Thin-cut chops (under 3/4-inch thickness) need to be handled differently from thick-cut pork chops (anything over 3/4-inch thickness). Thin chops will dry out faster, so they need to be cooked hotter, while thicker chops need time to get cooked through the middle without drying out the surface and need to be cooked slower. It might sound backward, but it works. Before we get grilling pork chops, though, let's make sure we maximize their moisture, tenderness, and flavor.
Brining is a great way to add moisture to any meat and is particularly beneficial with pork. The real benefit, however, is going to be with thicker cuts of meat. When grilling thick-cut chops, a good brine will certainly help.
A brine is a saltwater mixture (about 1 tablespoon table salt and 1 tablespoon of sugar to 1 cup of water) that the meat soaks in to add moisture. Brining thick-cut pork chops should take 2 to 4 hours. Remember to thoroughly rinse the chops after brining to remove the excess salt.

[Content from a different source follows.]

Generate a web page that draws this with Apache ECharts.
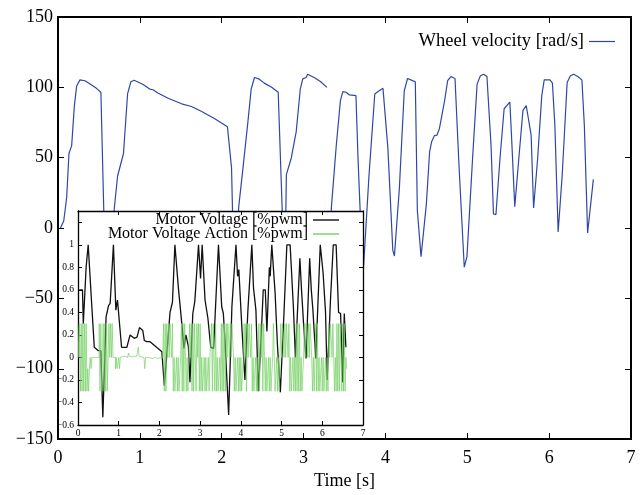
<!DOCTYPE html>
<html><head><meta charset="utf-8">
<script src="https://cdn.jsdelivr.net/npm/echarts@6/dist/echarts.min.js"></script>
<style>html,body{margin:0;padding:0;background:#fff}#c{width:643px;height:495px}</style>
</head><body><div id="c"></div>
<script>
// Main plot: wheel velocity [rad/s] vs time [s]
const velocityTime = [0.03,0.07,0.106,0.134,0.167,0.2,0.228,0.268,0.33,0.41,0.47,0.524,0.6,0.687,0.728,0.8,0.85,0.89,0.93,1.04,1.12,1.16,1.22,1.345,1.51,1.63,1.75,1.91,2.07,2.12,2.16,2.207,2.26,2.32,2.36,2.40,2.46,2.52,2.61,2.69,2.77,2.79,2.85,2.91,2.96,2.99,3.03,3.05,3.13,3.21,3.285,3.29,3.30,3.34,3.40,3.45,3.48,3.52,3.56,3.64,3.665,3.69,3.715,3.80,3.87,3.91,3.97,4.03,4.09,4.11,4.17,4.23,4.27,4.31,4.365,4.39,4.435,4.50,4.54,4.565,4.60,4.63,4.66,4.72,4.76,4.80,4.85,4.90,4.963,4.996,5.065,5.12,5.16,5.20,5.24,5.29,5.32,5.35,5.40,5.45,5.52,5.54,5.58,5.63,5.68,5.72,5.74,5.78,5.81,5.86,5.91,5.94,6.01,6.04,6.07,6.11,6.16,6.22,6.26,6.30,6.35,6.40,6.43,6.47,6.54];
const velocityValue = [0,5,21.7,53,58.6,87,101,105.3,104.7,101.6,99.3,96.5,-85,13.5,37,53,95.3,104,105,102,98.8,98.3,96,92.3,88.3,86.4,83,77.8,72,42.8,-60,14.7,42.8,75.5,98.8,107,105.8,103,100,96.5,-40,38,49.8,68.5,98.8,106,107,109.3,107,104,100,null,-50,14.7,59,90.6,97,96.5,94.6,94.1,49.8,14,-45,38,95.3,97,99.3,56.8,-15.7,-19.9,28,97.6,106.3,105.3,104,12.4,-20.3,17,54.4,61.5,65.7,66.1,70.8,89.5,104.7,107.7,106.3,42.8,-27.8,-20.3,49.8,102.3,108.2,109.3,107.7,59,10,9.6,49.8,84.8,89.5,66,15.2,49.8,83.6,87.1,88.3,66,14.2,49.8,94.1,105.3,105.3,103,73,-2.8,38,103.5,108.2,109.3,107.7,105.3,73,-3.5,34.6];

// Inset: motor voltage [%pwm]
const voltageTime = [0.03,0.11,0.13,0.2,0.25,0.34,0.40,0.5,0.56,0.61,0.69,0.75,0.79,0.87,0.93,0.97,1.07,1.2,1.28,1.38,1.45,1.51,1.59,1.63,1.69,1.77,1.93,2.06,2.12,2.18,2.26,2.32,2.38,2.47,2.55,2.6,2.65,2.71,2.75,2.82,2.87,2.96,3.01,3.05,3.12,3.19,3.26,3.33,3.45,3.53,3.57,3.61,3.70,3.78,3.88,3.92,3.95,4.02,4.1,4.17,4.27,4.31,4.37,4.43,4.5,4.55,4.6,4.64,4.7,4.72,4.76,4.79,4.84,4.9,4.97,5.06,5.13,5.21,5.29,5.34,5.45,5.49,5.54,5.6,5.69,5.73,5.77,5.84,5.95,6.02,6.08,6.12,6.2,6.27,6.34,6.4,6.45,6.5,6.54,6.58];
const voltageValue = [0.6,0.6,0.3,0.8,1.0,0.45,0.09,0.06,0.06,-0.53,0.36,0.46,0.48,1.0,0.42,0.51,0.09,0.09,0.2,0.17,0.18,0.265,0.24,0.15,0.14,0.14,0.09,0.05,-0.25,0.02,0.4,0.49,1.0,0.6,0.3,0.08,0.2,0.1,-0.22,0.39,0.5,1.0,0.7,1.0,0.51,0.35,0.09,0.08,1.0,0.45,0.39,0.15,-0.51,0.45,1.0,0.72,0.78,0.3,-0.2,0.4,1.0,0.62,0.42,-0.3,0.2,0.6,0.6,0.23,0.8,0.72,1.0,1.0,0.58,0.1,-0.31,0.4,1.0,1.0,0.45,0.0,0.88,0.6,0.3,-0.01,0.88,0.6,0.42,-0.01,1.0,0.75,0.4,-0.2,0.5,1.0,1.0,0.4,0.39,-0.22,0.39,0.09];

// Inset: motor voltage action [%pwm], one sample every actionStep seconds from t = 0
const actionStep = 0.02;
const actionValue = [
 .3,0,.3,-.3,.3,-.3,.3,-.3,.3,-.3,.3,-.3,
 -.1,-.3,-.1,0,-.1,0,
 0,0,0,0,0,0,0,0,
 .3,-.3,.3,-.3,0,.3,-.3,.3,-.3,.3,-.3,
 0,
 .3,0,.3,0,.3,
 0,0,0,
 -.1,0,-.1,-.1,0,-.1,0,
 0,.01,0,.005,.01,0,.01,0,.005,
 .04,
 .01,0,.005,.01,0,.01,.005,0,.01,0,.005,
 .09,
 .01,0,.005,0,.01,0,0,
 -.1,
 0,-.005,0,-.01,0,-.005,0,-.005,-.01,0,-.005,0,-.005,0,-.01,0,-.005,0,-.005,0,-.005,0,
 .3,-.3,.3,-.3,.3,
 0,.3,0,.3,.3,0,.3,
 -.3,0,-.3,-.3,0,-.3,0,-.3,-.3,0,
 .3,-.3,.3,-.3,.3,0,
 -.3,0,-.3,-.3,
 .3,0,.3,
 -.3,.3,-.3,.3,.3,-.3,.3,0,.3,-.3,.3,
 -.3,0,-.3,-.3,0,-.3,0,-.3,-.3,0,-.3,
 0,0,
 .3,-.3,.3,.3,-.3,.3,
 -.3,0,-.3,-.3,0,-.3,
 .3,-.3,.3,-.3,.3,-.3,
 .3,0,.3,.3,0,.3,0,.3,.3,0,
 -.3,0,-.3,-.3,0,-.3,0,-.3,0,-.3,-.3,0,
 .3,0,.3,-.3,.3,0,.3,.3,0,.3,
 -.3,0,-.3,-.3,0,-.3,0,-.3,
 .3,-.3,.3,0,.3,-.3,.3,.3,-.3,
 0,-.3,-.3,0,-.3,0,-.3,-.3,0,.3,0,-.3,-.3,0,-.3,0,-.3,-.3,
 .3,0,.3,.3,0,.3,0,.3,.3,0,.3,
 -.3,0,-.3,-.3,0,-.3,0,-.3,
 .3,-.3,.3,-.3,.3,-.3,
 0,-.3,-.3,0,
 .3,0,.3,.3,0,.3,0,.3,.3,0,
 -.3,0,-.3,-.3,
 .3,-.3,.3,-.3,
 0,-.3,-.3,0,-.3,0,-.3,-.3,0,-.3,0,-.3,
 .3,0,.3,.3,0,.3,0,
 -.3,0,-.3,
 .3,-.3,.3,-.3,.3,.3,-.3,.3,-.3,.3,
 -.3,0,-.1
];

const mainXRange = [0, 7, 1];
const mainYRange = [-150, 150, 50];
const insetXRange = [0, 7, 1];
const insetYRange = [-0.6, 1.3, 0.2];

const SERIF = 'Liberation Serif';
const minus = s => String(s).replace('-', '\u2212');

const velocityData = velocityTime.map((t, i) => [t, velocityValue[i]]);
const voltageData = voltageTime.map((t, i) => [t, voltageValue[i]]);
const actionData = actionValue.map((v, i) => [+(i * actionStep).toFixed(3), v]);

function mainX(pos, showLabel) {
  return {
    type: 'value', gridIndex: 0, position: pos,
    min: mainXRange[0], max: mainXRange[1], interval: mainXRange[2],
    axisLine: { show: true, onZero: false, lineStyle: { color: '#000', width: 2 } },
    axisTick: { show: true, inside: true, length: 6, lineStyle: { color: '#000', width: 1 } },
    axisLabel: { show: showLabel, fontFamily: SERIF, fontSize: 18, color: '#000', margin: 10 },
    splitLine: { show: false }
  };
}
function mainY(pos, showLabel) {
  return {
    type: 'value', gridIndex: 0, position: pos,
    min: mainYRange[0], max: mainYRange[1], interval: mainYRange[2],
    axisLine: { show: true, onZero: false, lineStyle: { color: '#000', width: 2 } },
    axisTick: { show: true, inside: true, length: 6, lineStyle: { color: '#000', width: 1 } },
    axisLabel: { show: showLabel, fontFamily: SERIF, fontSize: 18, color: '#000', margin: 5, formatter: v => minus(v) },
    splitLine: { show: false }
  };
}
function insetX(pos, showLabel) {
  return {
    type: 'value', gridIndex: 1, position: pos, zlevel: 1, z: 5,
    min: insetXRange[0], max: insetXRange[1], interval: insetXRange[2],
    axisLine: { show: true, onZero: false, lineStyle: { color: '#000', width: 1.3 } },
    axisTick: { show: true, inside: true, length: 4, lineStyle: { color: '#000', width: 1 } },
    axisLabel: { show: showLabel, fontFamily: SERIF, fontSize: 9.5, color: '#000', margin: 3 },
    splitLine: { show: false }
  };
}
function insetY(pos, showLabel) {
  return {
    type: 'value', gridIndex: 1, position: pos, zlevel: 1, z: 5,
    min: insetYRange[0], max: insetYRange[1], interval: insetYRange[2],
    axisLine: { show: true, onZero: false, lineStyle: { color: '#000', width: 1.3 } },
    axisTick: { show: true, inside: true, length: 4, lineStyle: { color: '#000', width: 1 } },
    axisLabel: { show: showLabel, fontFamily: SERIF, fontSize: 9.5, color: '#000', margin: 4,
      formatter: v => (v > 1.1 ? '' : minus(Math.round(v * 10) / 10)) },
    splitLine: { show: false }
  };
}

const BLUE = '#2f47a8', BLACK = '#111', GREEN = '#74cf63';

const chart = echarts.init(document.getElementById('c'), null, { renderer: 'canvas' });
chart.setOption({
  animation: false,
  backgroundColor: '#fff',
  grid: [
    { left: 58, right: 12, top: 17, bottom: 50, containLabel: false },
    { left: 78, right: 280, top: 211, bottom: 70, show: true, backgroundColor: '#fff', borderWidth: 0, zlevel: 1, z: 0 }
  ],
  xAxis: [
    Object.assign(mainX('bottom', true), { name: 'Time [s]', nameLocation: 'middle', nameGap: 31,
      nameTextStyle: { fontFamily: SERIF, fontSize: 18, color: '#000' } }),
    mainX('top', false),
    insetX('bottom', true),
    insetX('top', false)
  ],
  yAxis: [
    mainY('left', true),
    mainY('right', false),
    insetY('left', true),
    insetY('right', false)
  ],
  legend: [
    { data: [{ name: 'Wheel velocity [rad/s]', icon: 'rect' }], right: 23, top: 27, align: 'right', orient: 'vertical',
      itemWidth: 26, itemHeight: 1.2, itemGap: 0,
      textStyle: { fontFamily: SERIF, fontSize: 18.5, color: '#000' } },
    { data: [{ name: 'Motor Voltage [%pwm]', icon: 'rect' }, { name: 'Motor Voltage Action [%pwm]', icon: 'rect' }],
      right: 299, top: 207, align: 'right', orient: 'vertical',
      itemWidth: 26, itemHeight: 1.4, itemGap: -2, zlevel: 1, z: 10,
      textStyle: { fontFamily: SERIF, fontSize: 16, color: '#000' } }
  ],
  series: [
    { name: 'Wheel velocity [rad/s]', type: 'line', xAxisIndex: 0, yAxisIndex: 0, data: velocityData,
      symbol: 'none', connectNulls: false, lineStyle: { color: BLUE, width: 1.2 }, itemStyle: { color: BLUE }, z: 2 },
    { name: 'Motor Voltage [%pwm]', type: 'line', xAxisIndex: 2, yAxisIndex: 2, data: voltageData,
      symbol: 'none', lineStyle: { color: BLACK, width: 1.3 }, itemStyle: { color: BLACK }, zlevel: 1, z: 6 },
    { name: 'Motor Voltage Action [%pwm]', type: 'line', step: 'end', xAxisIndex: 2, yAxisIndex: 2, data: actionData,
      symbol: 'none', lineStyle: { color: GREEN, width: 0.8, opacity: 0.85 }, itemStyle: { color: GREEN }, zlevel: 1, z: 7 }
  ]
});
</script>
</body></html>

For thinner chops, a good marinade is the best way to go. Marinades cannot sink into the meat as a brine will, but they add a protective layer to the chops while injecting loads of flavor. A good example of a basic marinade is a good quality Italian dressing. It contains oil, vinegar, and water as well as herbs and spices. Thin chops can be sufficiently marinated in as little as 30 minutes. The marinade will tenderize the meat and protect it from the intense heat of the grill.
You can always skip the brines and marinades and season the surface of your pork chops with herbs and spices (or simply salt and pepper). This will not add moisture or help to tenderize the chops, but it will add a lot of flavors. This method is recommended only if you are going to grill your chops to medium or lower doneness. Overcooking will leave you with a chop that is too dry and tough.
Combining Preparation Methods
Brines contain salt, so nothing else you do to the chop should have salt in it. You can brine and dry rub, but make sure to choose a rub without salt. Brining and marinating in combination is not recommended because the processes counteract each other. Similarly, if you are marinating, then you're already adding the rub, you are just putting it on with the marinade.
Grilling Thin Pork Chops
Thin chops should be grilled hot and fast. Don't step away from the grill because thinner pork chops will cook very fast. The trick is to grill them like you would a steak—over intense heat, flipping as little as possible.
Preheat your grill to as hot a temperature as it will go. Place the chops on the grill and close the lid for 1 minute. Open the lid and rotate the chops 45 degrees without flipping. Close the lid for another minute. Flip the chops over, and close the lid again. After a minute, rotate the chops 45 degrees and finish them off. With an ultra-hot grill and thin chops, you should be ready to eat in 4 to 5 minutes.
Grilling Thick Pork Chops
Thick chops need slower heat to get them cooked without drying them out. What you want to do is sear the surface to get them cooking. Preheat your grill as high as it will go (if you are using charcoal, build your fire hotter on one side for searing and leave a cooler side for finishing them off). Put the chops on the grill and close the lid. After one minute, open the grill and flip the chops. Close the lid for one minute. Then turn down the heat to medium (or move the chops to the cooler side of your charcoal grill). Rotate the chops to get your cross hatch marks, and let them cook for about 3 minutes with the lid down. Then flip the chops over and continue cooking for about 4 more minutes. It is best at this point to turn your grill down to its lowest setting (or close the vents on your charcoal grill). Allow pork chops to continue cooking until the center reaches 145 F/65 C.
Resting Your Pork Chops
Once the chops are cooked the way, you like them get them off the grill. Place on a warm plate and cover with aluminum foil for 5 to 10 minutes to let them rest. This recovery period lets the meat loosen up, and the juices flow through the pork chop. This is the most important part of the whole process.